Obviously such a controlled experiment on undergraduate students leaves one wondering if the conclusions drawn can really be applied to the workplace. The researches do address this question of validity...
The external validity of the results could be limited since the subjects were students. Runeson  compared freshmen, graduate, and professional developers and concluded that similar improvement trends persisted among the three groups. Replicated experiments by Porter
and Votta  and Höst et al.  suggest that students may provide an adequate model of the professional population.
Other evidence they refer to even suggests that in the case of advance techniques, the benefit that professional developers gain outweighs that of students, which could bolster the evidence they present.
My favorite part of the paper is the section in which they offer their explanations for why they believe that Test-First programming might offer productivity benefits. I won’t dock them for using the word synergistic.
We believe that the observed productivity advantage of Test-First subjects is due to a number of synergistic effects:
- Better task understanding. Writing a test before implementing the underlying functionality requires
the programmer to express the functionality unambiguously.
- Better task focus. Test-First advances one test case at a time. A single test case has a limited scope. Thus, the programmer is engaged in a decomposition process in which larger pieces of functionality are broken down to smaller, more manageable chunks. While developing the functionality for a single test, the cognitive load of the programmer is lower.
- Faster learning. Less productive and coarser decomposition strategies are quickly abandoned in favor of more productive, finer ones.
- Lower rework effort. Since the scope of a single test is limited, when the test fails, rework is easier. When rework immediately follows a short burst of testing and implementation activity, the problem context is still fresh in the programmer’s mind. With a high number of focused tests, when a test fails, the root cause is more easily pinpointed. In addition, more frequent regression testing shortens the feedback cycle. When new functionality interferes with old functionality, this situation is revealed faster.
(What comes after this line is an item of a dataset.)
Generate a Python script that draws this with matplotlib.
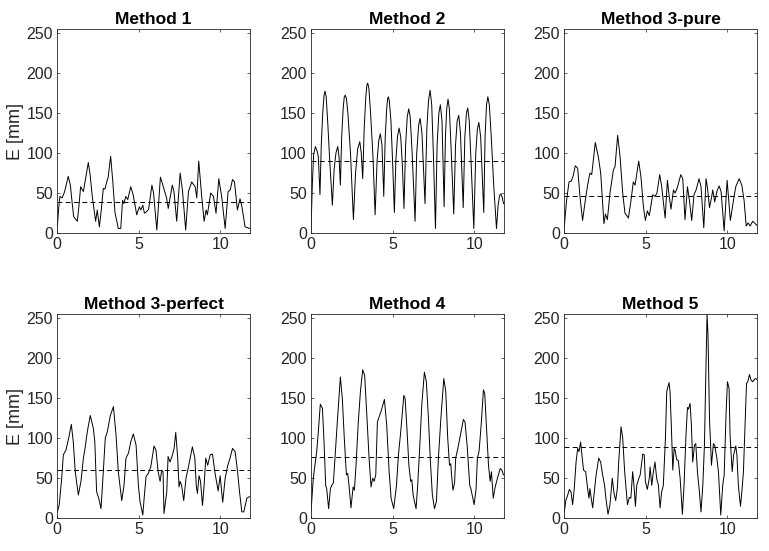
import matplotlib
matplotlib.use("Agg")
import matplotlib.pyplot as plt

plt.rcParams['font.family'] = ['Liberation Sans', 'DejaVu Sans']

titles = ["Method 1", "Method 2", "Method 3-pure", "Method 3-perfect", "Method 4", "Method 5"]
means = [39, 90, 46, 60, 76, 89]

m1 = [(0,8),(0.08,30),(0.16,46),(0.3,44),(0.45,52),(0.67,71),(0.8,60),(0.9,40),(1.0,21),(1.1,18),(1.23,15),(1.33,35),(1.43,58),(1.6,52),(1.75,70),(1.9,88),(2.0,75),(2.15,45),(2.35,15),(2.45,29),(2.58,8),(2.7,30),(2.82,56),(2.92,55),(3.03,64),(3.12,70),(3.27,96),(3.4,65),(3.54,25),(3.65,15),(3.74,6),(3.89,6),(4.0,41),(4.08,37),(4.2,46),(4.32,42),(4.5,58),(4.65,48),(4.87,23),(5.03,33),(5.12,29),(5.24,35),(5.34,25),(5.48,27),(5.6,30),(5.8,60),(5.9,50),(6.1,4),(6.32,70),(6.5,58),(6.7,44),(6.8,31),(7.05,60),(7.15,52),(7.32,15),(7.53,75),(7.67,54),(7.87,4),(8.04,52),(8.24,64),(8.45,58),(8.55,44),(8.67,90),(8.85,46),(9.0,15),(9.12,29),(9.2,23),(9.4,50),(9.57,46),(9.73,25),(9.9,68),(10.08,45),(10.29,6),(10.47,52),(10.6,54),(10.74,67),(10.86,64),(11.04,29),(11.2,43),(11.3,35),(11.51,8),(11.8,6)]

m2 = [(0,4),(0.08,60),(0.16,98),(0.27,108),(0.38,102),(0.45,95),(0.55,48),(0.63,110),(0.72,150),(0.8,172),(0.86,177),(0.93,170),(1.02,140),(1.15,90),(1.31,35),(1.42,80),(1.53,100),(1.64,108),(1.72,95),(1.8,60),(1.88,120),(1.97,155),(2.04,170),(2.1,172),(2.17,168),(2.26,150),(2.42,100),(2.6,17),(2.73,75),(2.86,105),(2.99,114),(3.08,100),(3.17,68),(3.26,130),(3.36,170),(3.43,185),(3.48,187),(3.55,180),(3.65,150),(3.8,95),(3.93,23),(4.05,90),(4.15,115),(4.25,124),(4.35,110),(4.46,46),(4.55,120),(4.64,155),(4.7,168),(4.74,170),(4.8,165),(4.9,140),(5.0,90),(5.11,26),(5.2,90),(5.3,120),(5.4,131),(5.5,120),(5.6,85),(5.7,31),(5.8,110),(5.9,145),(5.99,155),(6.08,145),(6.2,100),(6.38,15),(6.48,100),(6.6,135),(6.69,143),(6.8,125),(6.99,37),(7.1,130),(7.2,165),(7.3,178),(7.4,160),(7.5,100),(7.63,6),(7.73,110),(7.84,150),(7.93,160),(8.03,140),(8.16,33),(8.24,120),(8.32,155),(8.4,167),(8.48,155),(8.6,100),(8.75,24),(8.86,110),(8.96,140),(9.06,147),(9.16,125),(9.33,32),(9.43,120),(9.53,150),(9.61,156),(9.7,140),(9.82,85),(9.98,6),(10.1,100),(10.2,130),(10.29,138),(10.4,120),(10.59,26),(10.67,120),(10.76,160),(10.84,170),(10.93,160),(11.05,120),(11.2,60),(11.37,6),(11.47,35),(11.56,47),(11.64,49),(11.72,45),(11.8,37)]

m3_pure = [(0,8),(0.14,41),(0.29,64),(0.43,65),(0.55,72),(0.67,84),(0.82,81),(0.96,46),(1.12,16),(1.28,40),(1.43,60),(1.57,75),(1.68,73),(1.9,113),(2.09,95),(2.23,75),(2.43,12),(2.52,24),(2.64,17),(2.8,50),(3.01,79),(3.11,83),(3.27,122),(3.42,95),(3.58,50),(3.72,25),(3.93,19),(4.09,41),(4.23,64),(4.34,60),(4.56,90),(4.7,70),(4.85,33),(4.97,16),(5.09,28),(5.21,22),(5.42,48),(5.56,46),(5.68,50),(5.85,73),(5.97,58),(6.18,19),(6.32,66),(6.43,46),(6.54,30),(6.69,54),(6.79,50),(6.93,57),(7.14,73),(7.26,68),(7.4,17),(7.55,58),(7.67,41),(7.81,16),(7.95,48),(8.08,54),(8.26,68),(8.38,58),(8.55,7),(8.69,68),(8.78,56),(8.9,32),(9.02,44),(9.1,54),(9.22,39),(9.35,52),(9.49,59),(9.61,52),(9.8,3),(9.98,66),(10.18,16),(10.37,41),(10.51,58),(10.72,68),(10.88,60),(11.02,41),(11.15,9),(11.27,13),(11.39,9),(11.55,15),(11.7,12),(11.8,10)]

m3_perfect = [(0,8),(0.12,17),(0.27,50),(0.37,79),(0.53,85),(0.7,100),(0.86,117),(0.98,95),(1.1,58),(1.29,29),(1.45,46),(1.6,75),(1.7,87),(1.84,108),(2.02,128),(2.21,112),(2.3,95),(2.41,33),(2.54,25),(2.68,12),(2.82,58),(2.94,100),(3.07,108),(3.25,128),(3.44,139),(3.6,104),(3.74,58),(3.95,22),(4.09,41),(4.21,75),(4.36,81),(4.5,95),(4.66,105),(4.83,91),(4.97,41),(5.07,21),(5.24,4),(5.34,29),(5.44,52),(5.58,56),(5.73,64),(5.93,90),(6.05,85),(6.18,58),(6.3,46),(6.4,60),(6.48,58),(6.54,6),(6.71,33),(6.79,77),(6.91,70),(7.06,79),(7.16,87),(7.26,107),(7.38,75),(7.46,39),(7.53,46),(7.62,41),(7.75,22),(7.89,50),(8.04,64),(8.28,89),(8.43,75),(8.52,40),(8.59,31),(8.69,53),(8.78,46),(8.9,16),(9.0,41),(9.1,75),(9.22,66),(9.37,79),(9.51,80),(9.68,55),(9.86,34),(9.98,53),(10.14,20),(10.29,50),(10.45,66),(10.59,75),(10.74,87),(10.9,83),(11.04,60),(11.17,33),(11.31,8),(11.43,8),(11.62,25),(11.78,27)]

m4 = [(0,8),(0.14,50),(0.24,66),(0.35,83),(0.45,108),(0.57,142),(0.7,137),(0.8,95),(0.9,41),(0.96,37),(1.08,12),(1.19,37),(1.27,41),(1.37,44),(1.47,75),(1.6,116),(1.8,176),(1.92,149),(2.04,100),(2.17,54),(2.25,56),(2.33,41),(2.45,13),(2.58,39),(2.66,35),(2.76,66),(2.9,120),(3.03,158),(3.17,185),(3.29,178),(3.41,133),(3.56,75),(3.68,39),(3.78,50),(3.87,46),(3.97,54),(4.07,120),(4.17,126),(4.29,133),(4.5,148),(4.64,116),(4.79,58),(4.91,25),(5.07,12),(5.24,41),(5.36,79),(5.5,108),(5.69,153),(5.77,149),(5.89,108),(6.0,66),(6.11,46),(6.18,48),(6.26,29),(6.44,12),(6.54,41),(6.67,91),(6.79,141),(6.95,182),(7.07,170),(7.2,124),(7.32,70),(7.44,29),(7.57,12),(7.69,21),(7.81,75),(7.96,124),(8.14,174),(8.26,158),(8.38,100),(8.49,66),(8.57,68),(8.6,58),(8.7,35),(8.8,44),(8.87,75),(9.0,87),(9.2,108),(9.34,123),(9.44,120),(9.57,91),(9.73,41),(9.8,37),(10.0,17),(10.12,37),(10.2,75),(10.3,83),(10.43,116),(10.57,160),(10.65,155),(10.75,116),(10.88,66),(10.98,46),(11.06,58),(11.17,25),(11.29,39),(11.43,50),(11.6,62),(11.7,60),(11.8,54)]

m5 = [(0,8),(0.1,23),(0.18,27),(0.31,36),(0.41,33),(0.51,17),(0.61,37),(0.72,70),(0.82,87),(0.9,83),(1.0,95),(1.1,75),(1.18,60),(1.31,58),(1.43,37),(1.51,25),(1.57,37),(1.65,25),(1.74,13),(1.84,33),(1.95,54),(2.11,75),(2.23,70),(2.35,54),(2.47,41),(2.55,25),(2.68,5),(2.8,17),(2.94,50),(3.05,31),(3.15,22),(3.25,37),(3.35,75),(3.48,114),(3.58,100),(3.7,58),(3.87,17),(3.99,26),(4.08,25),(4.19,58),(4.27,41),(4.36,15),(4.44,41),(4.54,48),(4.65,54),(4.81,80),(4.9,79),(4.97,46),(5.09,36),(5.21,50),(5.26,64),(5.36,41),(5.46,58),(5.56,70),(5.66,50),(5.77,41),(5.87,13),(5.97,33),(6.07,41),(6.2,100),(6.28,158),(6.42,169),(6.48,158),(6.56,116),(6.65,60),(6.73,87),(6.79,85),(6.89,73),(6.99,72),(7.1,50),(7.24,5),(7.34,41),(7.46,104),(7.55,138),(7.61,136),(7.71,143),(7.79,116),(7.87,70),(7.98,91),(8.06,93),(8.16,58),(8.28,33),(8.38,8),(8.49,41),(8.59,91),(8.67,174),(8.75,254),(8.81,228),(8.9,124),(9.02,66),(9.14,93),(9.22,91),(9.35,75),(9.45,58),(9.59,4),(9.71,41),(9.8,54),(9.92,133),(10.0,170),(10.1,162),(10.16,104),(10.29,58),(10.38,79),(10.51,90),(10.58,79),(10.67,41),(10.8,15),(10.9,37),(10.98,58),(11.08,116),(11.17,168),(11.25,170),(11.35,179),(11.45,172),(11.55,170),(11.7,174),(11.8,173)]

series = [m1, m2, m3_pure, m3_perfect, m4, m5]
x_ticks = [0, 5, 10]
y_ticks = [0, 50, 100, 150, 200, 250]
x_max = 11.8
y_max = 254

W, H = 769, 551
fig = plt.figure(figsize=(W / 100, H / 100), dpi=100)
lefts = [57.3, 311, 564.3]
tops = [29.3, 314.3]
aw, ah = 192.5, 204

dark = (0.15, 0.15, 0.15)
for i, (data, title, mu) in enumerate(zip(series, titles, means)):
    r, c = divmod(i, 3)
    ax = fig.add_axes([lefts[c] / W, 1 - (tops[r] + ah) / H, aw / W, ah / H])
    xs = [p[0] for p in data]
    ys = [p[1] for p in data]
    ax.plot(xs, ys, color='black', lw=0.7)
    ax.axhline(mu, color='black', lw=0.7, ls=(0, (5, 3.5)))
    ax.set_xlim(0, x_max)
    ax.set_ylim(0, y_max)
    ax.set_xticks(x_ticks)
    ax.set_yticks(y_ticks)
    ax.tick_params(direction='in', top=True, right=True, length=2.5, width=0.5,
                   labelsize=11.5, colors=dark, pad=3)
    for sp in ax.spines.values():
        sp.set_color(dark)
        sp.set_linewidth(0.6)
    ax.set_title(title, fontsize=12.5, fontweight='bold', pad=4)
    if c == 0:
        ax.set_ylabel("E [mm]", fontsize=13, color=dark, labelpad=2)

fig.savefig("out.png", dpi=100)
Small problems are detected before they become serious and costly.
Test-First also tends to increase the variation in productivity. This effect is attributed to the relative difficulty of the technique, which is supported by the subjects’ responses to the post-questionnaire and by the observation that higher skill subjects were able to achieve more significant productivity benefits.
So while I don’t expect that those who are resistant or disparaging of TDD will suddenly change their minds on TDD, I am encouraged by this result as it jives with my own experience. The authors do cite several other studies (future reading material, woohoo!) that for the most part support the benefits of TDD.
So while I’m personally convinced of the benefits of TDD and feel the evidence thus far supports that, I do agree that the evidence is not yet overwhelming. More research is required.
I prefer to take a provisional approach to theories, ready to change my mind if the evidence supports it. Though in this case, I find TDD a rather pleasant fun enjoyable method for writing code. There would have to be a massive amount solid evidence that TDD is a colossal waste of time for me to drop it.